Service and food quality remains consistently high - check out my post from last month: 3 September 2010 - Suckling Pig at Villa D'Este.
7 October 2010
I catch up with Geezer and Greg for a quiet weeknight dinner. I swear Geezer seems to eat here most of the week, now that he's living in the vicinity! The weather is feeling mild-ish, so we get a table outside on the terrace. Michael the Sommelier has recommended the Max V from Robertson of Clare. This wine is a deep, brooding, almost black colour, with spiced dark berries on the nose, teasing at what is to come. It's made from the 5 noble grape varieties - Cabernet Sauvignon, Merlot, Cabernet Franc, Malbec and Petit Verdot - in a Bordeaux style blend. The first mouthful tells you in no uncertain terms that this wine will cellar well for many more years. It's very dense and tightly wound with tannins, but you can taste the flavour starting to come through. There's even a delightful spicy burn down your throat as you swallow it. Geezer reckons it'll open up, and he's right. Over the course of the night, the wine starts to open up more, and unveils its spicy berry flavours - cinnamon, nutmeg, blackberries, blueberries. There's even a sweetness at the front. Great drop - certainly give it a try!

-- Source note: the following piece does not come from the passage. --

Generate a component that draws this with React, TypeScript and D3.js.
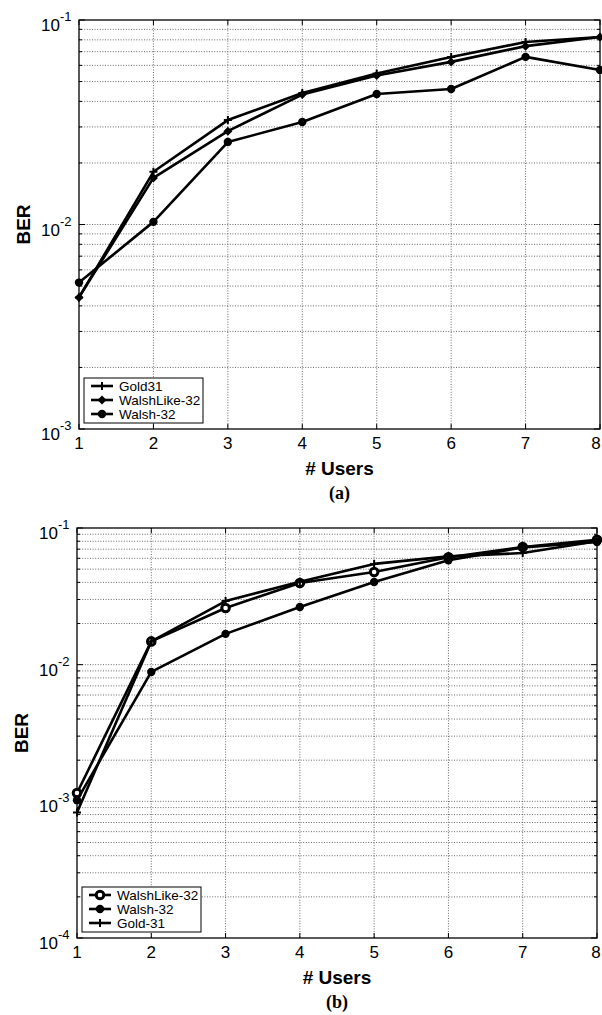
import * as d3 from "d3";

const users = [1, 2, 3, 4, 5, 6, 7, 8];

// panel (a)
const aGold31 = [0.0044, 0.0181, 0.0324, 0.044, 0.0548, 0.066, 0.078, 0.0826];
const aWalshLike32 = [0.0044, 0.0169, 0.0286, 0.0432, 0.0535, 0.0624, 0.0745, 0.0826];
const aWalsh32 = [0.0052, 0.0103, 0.0253, 0.0317, 0.0435, 0.046, 0.066, 0.057];

// panel (b)
const bWalshLike32 = [0.00115, 0.0148, 0.026, 0.0396, 0.0477, 0.061, 0.0726, 0.082];
const bWalsh32 = [0.00102, 0.00885, 0.0168, 0.0264, 0.0403, 0.058, 0.072, 0.079];
const bGold31 = [0.00083, 0.0148, 0.0292, 0.0405, 0.0546, 0.062, 0.0656, 0.08];

const xTicks = users;

type Marker = "plus" | "diamond" | "dot" | "ring";
type Series = { name: string; values: number[]; marker: Marker };

const panelA: Series[] = [
  { name: "Gold31", values: aGold31, marker: "plus" },
  { name: "WalshLike-32", values: aWalshLike32, marker: "diamond" },
  { name: "Walsh-32", values: aWalsh32, marker: "dot" },
];

const panelB: Series[] = [
  { name: "WalshLike-32", values: bWalshLike32, marker: "ring" },
  { name: "Walsh-32", values: bWalsh32, marker: "dot" },
  { name: "Gold-31", values: bGold31, marker: "plus" },
];

const FONT = "'Liberation Sans', Arial, Helvetica, sans-serif";

const MarkerShape = ({ kind, x, y }: { kind: Marker; x: number; y: number }) => {
  if (kind === "plus")
    return (
      <path
        d={`M${x - 4},${y}H${x + 4}M${x},${y - 4}V${y + 4}`}
        stroke="#000"
        strokeWidth={2}
      />
    );
  if (kind === "diamond")
    return <path d={`M${x},${y - 4.5}L${x + 4.5},${y}L${x},${y + 4.5}L${x - 4.5},${y}Z`} fill="#000" />;
  if (kind === "ring")
    return <circle cx={x} cy={y} r={3.8} fill="#fff" stroke="#000" strokeWidth={3} />;
  return <circle cx={x} cy={y} r={4.2} fill="#000" />;
};

type PanelProps = {
  series: Series[];
  left: number;
  right: number;
  top: number;
  bottom: number;
  minExp: number;
  caption: string;
  legendTop: number;
};

const Panel = ({ series, left, right, top, bottom, minExp, caption, legendTop }: PanelProps) => {
  const x = d3.scaleLinear().domain([1, 8]).range([left, right]);
  const y = d3.scaleLog().domain([Math.pow(10, minExp), 0.1]).range([bottom, top]);

  const majors: number[] = [];
  const minors: number[] = [];
  for (let e = minExp; e <= -1; e++) {
    majors.push(Math.pow(10, e));
    if (e < -1) for (let m = 2; m <= 9; m++) minors.push(m * Math.pow(10, e));
  }

  const line = d3
    .line<number>()
    .x((_, i) => x(users[i]))
    .y((v) => y(v));

  const legendLeft = left + 5;
  const rowH = 14;

  return (
    <g>
      {/* grid */}
      {xTicks.slice(1, -1).map((t) => (
        <line key={`gx${t}`} x1={x(t)} x2={x(t)} y1={top} y2={bottom} stroke="#444" strokeWidth={0.8} strokeDasharray="1,1.6" />
      ))}
      {[...majors.slice(1, -1), ...minors].map((v, i) => (
        <line key={`gy${i}`} x1={left} x2={right} y1={y(v)} y2={y(v)} stroke="#444" strokeWidth={0.8} strokeDasharray="1,1.6" />
      ))}
      {/* ticks */}
      {xTicks.map((t) => (
        <g key={`tx${t}`}>
          <line x1={x(t)} x2={x(t)} y1={bottom} y2={bottom - 5} stroke="#000" />
          <line x1={x(t)} x2={x(t)} y1={top} y2={top + 5} stroke="#000" />
          <text x={Math.min(x(t), 596)} y={bottom + 20} textAnchor="middle" fontSize={17} fontFamily={FONT}>
            {t}
          </text>
        </g>
      ))}
      {majors.map((v) => (
        <g key={`ty${v}`}>
          <line x1={left} x2={left + 6} y1={y(v)} y2={y(v)} stroke="#000" />
          <line x1={right} x2={right - 6} y1={y(v)} y2={y(v)} stroke="#000" />
          <text x={left - 19} y={y(v) + 11} textAnchor="end" fontSize={17} fontFamily={FONT}>
            10
          </text>
          <text x={left - 19} y={y(v) + 1} textAnchor="start" fontSize={13} fontFamily={FONT}>
            {Math.round(Math.log10(v))}
          </text>
        </g>
      ))}
      {minors.map((v, i) => (
        <g key={`my${i}`}>
          <line x1={left} x2={left + 3} y1={y(v)} y2={y(v)} stroke="#000" />
          <line x1={right} x2={right - 3} y1={y(v)} y2={y(v)} stroke="#000" />
        </g>
      ))}
      <rect x={left} y={top} width={right - left} height={bottom - top} fill="none" stroke="#000" strokeWidth={1.3} />

      {/* series */}
      {series.map((s) => (
        <g key={s.name}>
          <path d={line(s.values) ?? ""} fill="none" stroke="#000" strokeWidth={2.6} strokeLinejoin="round" />
          {s.values.map((v, i) => (
            <MarkerShape key={i} kind={s.marker} x={x(users[i])} y={y(v)} />
          ))}
        </g>
      ))}

      {/* legend */}
      <rect x={legendLeft} y={legendTop} width={119} height={rowH * 3 + 3} fill="#fff" stroke="#000" strokeWidth={1} />
      {series.map((s, i) => {
        const ly = legendTop + 8 + i * rowH;
        return (
          <g key={`lg${s.name}`}>
            <line x1={legendLeft + 7} x2={legendLeft + 29} y1={ly} y2={ly} stroke="#000" strokeWidth={2.6} />
            <MarkerShape kind={s.marker} x={legendLeft + 18} y={ly} />
            <text x={legendLeft + 35} y={ly + 5} fontSize={13.5} fontFamily={FONT}>
              {s.name}
            </text>
          </g>
        );
      })}

      {/* labels */}
      <text
        transform={`translate(${left - 49},${(top + bottom) / 2}) rotate(-90)`}
        textAnchor="middle"
        fontSize={19}
        fontWeight="bold"
        fontFamily={FONT}
      >
        BER
      </text>
      <text x={(left + right) / 2} y={bottom + 46} textAnchor="middle" fontSize={19} fontWeight="bold" fontFamily={FONT}>
        # Users
      </text>
      <text
        x={(left + right) / 2}
        y={bottom + 70}
        textAnchor="middle"
        fontSize={18}
        fontWeight="bold"
        fontFamily="'Liberation Serif', 'Times New Roman', serif"
      >
        {caption}
      </text>
    </g>
  );
};

export default function App() {
  return (
    <svg
      width={602}
      height={1015}
      style={{ position: "absolute", left: 0, top: 0, background: "#fff" }}
    >
      <rect width={602} height={1015} fill="#fff" />
      <Panel series={panelA} left={79} right={600} top={20} bottom={429} minExp={-3} caption="(a)" legendTop={378} />
      <Panel series={panelB} left={77} right={597} top={528} bottom={938} minExp={-4} caption="(b)" legendTop={887} />
    </svg>
  );
}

Alright - onto the food! I usually order the snails, swimming in a delightful sauce of melted butter and sauteed garlic. But tonight, a special catches my eye - little parcels of agnolotti pasta with venison filling, also swimming in a butter sauce - how could I refuse! Geezer and Greg follow suit. This thing is so wrong on many levels (minced bambi for one, and the fact that you're slathering it in sauce made from a respectably-sized slab of butter, for another), but it was delicious. The pasta was tender and giving, the venison filling juicy, and the butter sauce nearly gone. I'm glad we didn't order any bread, because I would have used it to soak up the remainder of the butter, which cannot be good for anybody's arteries.
For the main, I order an old stalwart of the Villa D'Este menu - Quaglie con uva. 2 little quails stuffed with grapes and grilled with a cherry glaze. The quails are boneless except for the legs, and you are given a handy saucer of water with a slice of lemon, so that you can use your hands. Finger-licking good, like the Colonel never imagined. Greg orders the suckling pig from the rotisserie - all good, as reported in my 3 September post.
We finished up with an espresso, which unfortunately was the only downside to the meal. Given all the great coffee I've been enjoying lately from Tartine, and from Miss Silvia, the espresso I received didn't have much of a crema, and tasted weak (not enough grounds maybe?) and slightly over-extracted (too much water?). But after such a delightful meal like that, I can't complain. $100 a head excluding wines, and well worth it!
And so we go on our merry way to Geezer's place around the corner to enjoy an after-dinner cigar (more on this in a separate post!).